Aim: Your ultimate aim is to reduce the image to black and white without losing glyph integrity. You want the edges of your character glyphs to remain smooth. A good binarizing algorithm will also be able to reduce, if not eliminate, bleedthrough and noise. On pages that show under-inking of some of the glyphs you may not be able to do all of the above and still maintain the integrity of these under-inked glyphs. You may have to make some tradeoffs, but try to end up with the cleanest page image you can for as much of the page as you can.
Any noise or non-text page elements that you can eliminate from the image by cropping it will help. You can use ImageMagick, GIMP, or even native imaging programs like Paint (Win) or Preview (Mac) to do that.

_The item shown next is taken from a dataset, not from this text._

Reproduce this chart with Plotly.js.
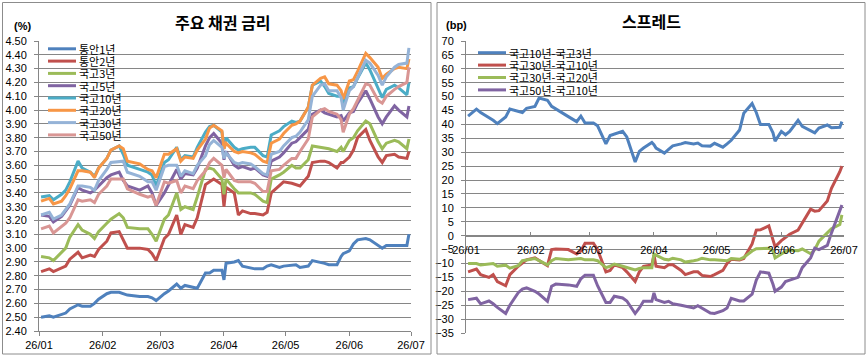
<!DOCTYPE html>
<html><head><meta charset="utf-8">
<script src="https://cdn.plot.ly/plotly-3.0.1.min.js"></script>
<style>html,body{margin:0;padding:0;background:#fff;}#chart{width:868px;height:359px;}</style>
</head><body><div id="chart"></div>
<script>
// ---------- data ----------
const dates = [
 '2026-01-02','2026-01-06','2026-01-08','2026-01-12','2026-01-14','2026-01-16','2026-01-20','2026-01-22','2026-01-26','2026-01-28','2026-01-30',
 '2026-02-03','2026-02-05','2026-02-09','2026-02-11','2026-02-13','2026-02-19','2026-02-23','2026-02-25','2026-02-27',
 '2026-03-03','2026-03-05','2026-03-09','2026-03-11','2026-03-13','2026-03-17','2026-03-19','2026-03-23','2026-03-25','2026-03-27','2026-03-31',
 '2026-04-01','2026-04-02','2026-04-06','2026-04-08','2026-04-10','2026-04-14','2026-04-16','2026-04-20','2026-04-22','2026-04-24','2026-04-28','2026-04-30',
 '2026-05-04','2026-05-06','2026-05-08','2026-05-12','2026-05-14','2026-05-18','2026-05-20','2026-05-22','2026-05-26','2026-05-28','2026-05-29',
 '2026-06-01','2026-06-03','2026-06-05','2026-06-09','2026-06-11','2026-06-15','2026-06-17','2026-06-19','2026-06-23','2026-06-25','2026-06-29','2026-06-30'
];
const rateNames = ['통안1년','통안2년','국고3년','국고5년','국고10년','국고20년','국고30년','국고50년'];
const msb1 = [2.50,2.51,2.50,2.52,2.53,2.56,2.59,2.58,2.58,2.60,2.63,
 2.67,2.68,2.68,2.67,2.66,2.65,2.65,2.64,2.62,
 2.67,2.69,2.74,2.71,2.73,2.72,2.71,2.82,2.82,2.84,2.84,
 2.77,2.89,2.90,2.91,2.87,2.86,2.85,2.85,2.87,2.88,2.86,2.87,
 2.88,2.88,2.86,2.87,2.91,2.90,2.89,2.88,2.88,2.94,2.96,
 2.98,3.03,3.06,3.07,3.06,3.02,3.00,3.02,3.02,3.02,3.02,3.10];
const msb2 = [2.83,2.85,2.83,2.86,2.87,2.92,2.97,2.93,2.95,2.94,2.99,
 3.05,3.11,3.12,3.06,3.00,3.00,2.99,2.96,2.91,
 3.07,3.10,3.24,3.10,3.17,3.15,3.22,3.46,3.48,3.50,3.46,
 3.30,3.44,3.40,3.24,3.27,3.25,3.25,3.24,3.26,3.40,3.45,3.48,
 3.47,3.46,3.45,3.52,3.62,3.63,3.63,3.62,3.58,3.62,3.62,
 3.66,3.71,3.80,3.86,3.78,3.66,3.62,3.67,3.68,3.66,3.65,3.70];
const ktb3 = [2.94,2.93,2.91,2.97,3.00,3.08,3.17,3.13,3.10,3.07,3.12,
 3.18,3.21,3.25,3.22,3.15,3.14,3.14,3.10,3.05,
 3.21,3.24,3.40,3.28,3.30,3.28,3.37,3.57,3.58,3.57,3.50,
 3.39,3.50,3.43,3.40,3.40,3.40,3.39,3.34,3.33,3.50,3.53,3.55,
 3.60,3.58,3.58,3.64,3.74,3.73,3.73,3.72,3.70,3.73,3.70,
 3.78,3.80,3.85,3.92,3.90,3.77,3.72,3.76,3.78,3.77,3.72,3.79];
const ktb5 = [3.24,3.23,3.19,3.23,3.27,3.31,3.44,3.42,3.40,3.42,3.45,
 3.51,3.53,3.55,3.49,3.45,3.42,3.45,3.40,3.31,
 3.40,3.46,3.57,3.50,3.54,3.53,3.58,3.74,3.80,3.83,3.76,
 3.64,3.70,3.60,3.58,3.59,3.57,3.58,3.53,3.52,3.63,3.66,3.69,
 3.76,3.77,3.80,3.86,3.97,4.00,3.98,3.97,3.95,3.96,3.92,
 3.98,3.99,4.05,4.14,4.08,3.95,3.90,3.95,4.03,4.00,3.95,4.03];
const ktb10 = [3.37,3.38,3.35,3.39,3.42,3.48,3.63,3.58,3.55,3.52,3.58,
 3.65,3.71,3.74,3.68,3.60,3.57,3.55,3.53,3.45,
 3.62,3.64,3.73,3.64,3.67,3.66,3.73,3.84,3.88,3.89,3.84,
 3.72,3.80,3.73,3.71,3.72,3.73,3.73,3.67,3.66,3.82,3.85,3.88,
 3.92,3.91,3.92,4.02,4.18,4.21,4.17,4.12,4.10,4.10,4.04,
 4.16,4.17,4.23,4.34,4.29,4.15,4.09,4.15,4.18,4.16,4.11,4.20];
const ktb20 = [3.34,3.36,3.32,3.34,3.38,3.43,3.56,3.56,3.55,3.51,3.58,
 3.65,3.71,3.74,3.72,3.63,3.61,3.57,3.56,3.51,
 3.68,3.68,3.72,3.63,3.66,3.65,3.71,3.79,3.87,3.89,3.85,
 3.72,3.76,3.70,3.69,3.70,3.69,3.68,3.63,3.62,3.76,3.79,3.83,
 3.89,3.90,3.92,4.02,4.18,4.23,4.24,4.19,4.18,4.14,4.08,
 4.21,4.22,4.28,4.41,4.38,4.31,4.23,4.26,4.30,4.31,4.30,4.37];
const ktb30 = [3.24,3.26,3.21,3.24,3.28,3.32,3.45,3.45,3.44,3.42,3.49,
 3.57,3.62,3.63,3.63,3.55,3.52,3.48,3.48,3.42,
 3.59,3.60,3.60,3.52,3.56,3.54,3.60,3.67,3.75,3.78,3.73,
 3.65,3.69,3.62,3.61,3.62,3.61,3.59,3.54,3.53,3.68,3.70,3.74,
 3.80,3.81,3.84,3.93,4.10,4.18,4.19,4.14,4.14,4.09,4.00,
 4.14,4.17,4.23,4.36,4.34,4.25,4.18,4.24,4.31,4.33,4.34,4.45];
const ktb50 = [3.14,3.16,3.11,3.16,3.18,3.22,3.35,3.34,3.35,3.33,3.39,
 3.45,3.50,3.50,3.50,3.43,3.39,3.37,3.38,3.31,
 3.48,3.47,3.49,3.40,3.45,3.43,3.49,3.56,3.62,3.65,3.60,
 3.51,3.57,3.49,3.48,3.48,3.48,3.47,3.41,3.41,3.56,3.57,3.60,
 3.65,3.65,3.70,3.79,3.95,4.00,4.01,3.99,3.97,3.93,3.84,
 3.97,4.01,4.07,4.19,4.18,4.07,4.05,4.10,4.15,4.17,4.20,4.31];

const spreadNames = ['국고10년-국고3년','국고30년-국고10년','국고30년-국고20년','국고50년-국고10년'];
const sp10_3 = [43,45.5,44.3,42.5,41.5,40.3,42.7,45.5,44.8,44.3,45.8,
 46.5,49.5,48.7,46.5,45.5,42.8,41,43,40.5,
 40.5,39.5,33,36,36.5,37.5,35.5,26.5,30.3,31.5,33.5,
 32.7,31.5,29.7,31,32.3,33,33.5,33,33.3,32.3,32.2,33.2,
 31.8,33,34.3,38,44,47.5,44.3,40,40,37,34,
 37.5,36.3,37.5,41.5,39.3,37.8,37,38.7,39.8,38.8,39,41];
const sp30_10 = [-13,-12,-14,-15,-14,-16.5,-18,-14,-11,-10,-8.7,
 -8,-9,-10.8,-5,-4.8,-5,-6.6,-5.5,-2.7,
 -2.7,-5,-13,-12.5,-10.5,-11.5,-13,-16.5,-13,-11,-10.5,
 -7,-11,-11.5,-10.5,-10.5,-12.5,-14,-13,-13,-14.3,-14.7,-14,
 -12.5,-10,-8.5,-8.7,-8.2,-3,2,2.1,3.5,-1.5,-4,
 -1.8,-0.5,0.5,2,4.5,9.5,8.8,9,12.5,17,23,25];
const sp30_20 = [-10,-10,-10.5,-10.3,-10,-11,-10.6,-11.7,-10.8,-9,-8.7,
 -8.2,-9,-10.5,-9,-8.2,-8.7,-8.5,-8.2,-8.7,
 -8.7,-9,-11.5,-11,-10.2,-11,-11.5,-12.3,-11.8,-11.5,-11.5,
 -6.6,-7,-8.5,-8.7,-8.1,-8.7,-9.5,-9,-8.7,-8.1,-8.7,-8.7,
 -9,-9,-8.2,-8.5,-7.8,-5.5,-4.7,-4.7,-4.5,-5.5,-8,
 -6.6,-5.7,-5.2,-5.4,-4.8,-6.5,-5,-2,1,2.5,4,7.5];
const sp50_10 = [-23,-22.5,-24.5,-23.5,-24.5,-25.8,-28,-25,-20.5,-19.2,-18.8,
 -20,-21,-23.6,-18.2,-17.4,-17.7,-18.2,-15.5,-14.2,
 -14.2,-18,-24,-24,-21.8,-22.4,-23.5,-28,-26,-23.6,-23.6,
 -20.6,-23,-24,-23.6,-24.5,-25,-25.4,-26,-25.2,-26,-27.8,-28,
 -27,-26,-22.5,-23.5,-23.5,-21,-16,-13,-13.5,-17.5,-20,
 -18.5,-16.5,-16,-15,-11.5,-8,-4.5,-5,-3.5,1,9,11];

// ---------- styling ----------
const rateColors = ['#4F81BD','#C0504D','#9BBB59','#8064A2','#4BACC6','#F79646','#95B3D7','#D99694'];
const spreadColors = ['#4F81BD','#C0504D','#9BBB59','#8064A2'];
const rateSeries = [msb1,msb2,ktb3,ktb5,ktb10,ktb20,ktb30,ktb50];
const spreadSeries = [sp10_3,sp30_10,sp30_20,sp50_10];

const W = 868, H = 359;
const px = x => x / W, py = y => 1 - y / H;
const GRID = '#868686';
const KFONT = '"Noto Sans CJK KR", "Noto Sans", sans-serif';
const LFONT = 'Liberation Sans, Arial, sans-serif';

const traces = [];
rateSeries.forEach((s, i) => traces.push({
  x: dates, y: s, name: rateNames[i], type: 'scatter', mode: 'lines',
  line: {color: rateColors[i], width: 3}, xaxis: 'x', yaxis: 'y', showlegend: false
}));
spreadSeries.forEach((s, i) => traces.push({
  x: dates, y: s, name: spreadNames[i], type: 'scatter', mode: 'lines',
  line: {color: spreadColors[i], width: 3}, xaxis: 'x2', yaxis: 'y2', showlegend: false
}));

const shapes = [
  {type:'rect', xref:'paper', yref:'paper', x0:px(2.5), x1:px(431), y0:py(354), y1:py(2.5), line:{color:'#8c8c8c', width:1}},
  {type:'rect', xref:'paper', yref:'paper', x0:px(437), x1:px(865), y0:py(354), y1:py(2.5), line:{color:'#8c8c8c', width:1}}
];
const annotations = [
  {text:'<b>주요 채권 금리</b>', xref:'paper', yref:'paper', x:px(223), y:py(22), xanchor:'center', yanchor:'middle', showarrow:false, font:{family:KFONT, size:16, color:'#000'}},
  {text:'<b>스프레드</b>', xref:'paper', yref:'paper', x:px(651), y:py(21), xanchor:'center', yanchor:'middle', showarrow:false, font:{family:KFONT, size:16, color:'#000'}},
  {text:'<b>(%)</b>', xref:'paper', yref:'paper', x:px(12), y:py(26), xanchor:'left', yanchor:'middle', showarrow:false, font:{family:LFONT, size:11, color:'#000'}},
  {text:'<b>(bp)</b>', xref:'paper', yref:'paper', x:px(444), y:py(25), xanchor:'left', yanchor:'middle', showarrow:false, font:{family:LFONT, size:11, color:'#000'}}
];
// compact hand-placed legends, as in the original
rateNames.forEach((n, i) => {
  const yy = 48.8 + i * 12.3;
  shapes.push({type:'line', xref:'paper', yref:'paper', x0:px(48), x1:px(76), y0:py(yy), y1:py(yy), line:{color:rateColors[i], width:3}});
  annotations.push({text:n, xref:'paper', yref:'paper', x:px(76.5), y:py(yy), xanchor:'left', yanchor:'middle', showarrow:false, font:{family:KFONT, size:11, color:'#000'}});
});
spreadNames.forEach((n, i) => {
  const yy = 52.7 + i * 12.4;
  shapes.push({type:'line', xref:'paper', yref:'paper', x0:px(478), x1:px(506), y0:py(yy), y1:py(yy), line:{color:spreadColors[i], width:3}});
  annotations.push({text:n, xref:'paper', yref:'paper', x:px(506.5), y:py(yy), xanchor:'left', yanchor:'middle', showarrow:false, font:{family:KFONT, size:11, color:'#000'}});
});

const dateAxis = {
  type:'date', range:['2026-01-01','2026-07-01'], tick0:'2026-01-01', dtick:'M1', tickformat:'%y/%m',
  showgrid:false, zeroline:false, showline:true, linecolor:GRID, linewidth:1,
  tickcolor:GRID, ticklen:4, tickfont:{family:LFONT, size:11, color:'#000'}
};
const layout = {
  width:W, height:H, margin:{l:0, r:0, t:0, b:0},
  paper_bgcolor:'#ffffff', plot_bgcolor:'rgba(0,0,0,0)', showlegend:false,
  font:{family:LFONT, size:11, color:'#000'},
  xaxis: Object.assign({}, dateAxis, {domain:[px(39), px(411)], anchor:'y', ticks:'outside'}),
  yaxis: {domain:[py(331), py(41)], anchor:'x', range:[2.4, 4.5], tick0:2.4, dtick:0.1, tickformat:'.2f',
          showgrid:true, gridcolor:GRID, gridwidth:1, zeroline:false, showline:true, linecolor:GRID,
          ticks:'outside', ticklen:4, tickcolor:GRID, ticklabelstandoff:5,
          tickfont:{family:LFONT, size:11, color:'#000'}},
  xaxis2: Object.assign({}, dateAxis, {domain:[px(466), px(844)], anchor:'free', position:py(235.6), ticks:'inside', ticklabelstandoff:4}),
  yaxis2: {domain:[py(333), py(41)], anchor:'x2', range:[-35, 70], tick0:0, dtick:5,
           showgrid:true, gridcolor:GRID, gridwidth:1, zeroline:false, showline:true, linecolor:GRID,
           ticks:'outside', ticklen:4, tickcolor:GRID, ticklabelstandoff:5,
           tickfont:{family:LFONT, size:11, color:'#000'}},
  shapes: shapes, annotations: annotations
};
Plotly.newPlot('chart', traces, layout, {displayModeBar:false, staticPlot:true});
</script>
</body></html>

By noise here, we are referring to the speckles that can be seen on many page images after binarizing or that are old or of poor quality. ImageMagick has two native methods that can be used to remove noise, enhance and despeckle, but I have not had much luck with either as standalone methods. Often denoising algorithms can be called iteratively to remove more and more noise. Fred's noisecleaner script does just that using either method you choose. There are several denoising scripts on Fred's page which can be seen in the Scripts By Category table under the Noise Addition Removal column.
- denoise: I've had good luck with the following on several documents
$> denoise -f 6 -n 12 <infile> <outfile>
but again, you should play with these values to find what works best with your documents. There are additional options you can try as well, including an unsharp mask.
Skewing of pages images is a fairly common problem with image from books or which have been scanned. Tesseract can handle a certain amount of skew on page images without a problem, but too much skew can cause it to start reading parts of line out of order. Fred's skew script is easy to use and pretty straightforward. The options you use will depend on the amount of skew your page exhibits, and will probably be down to trial and error before you get it right.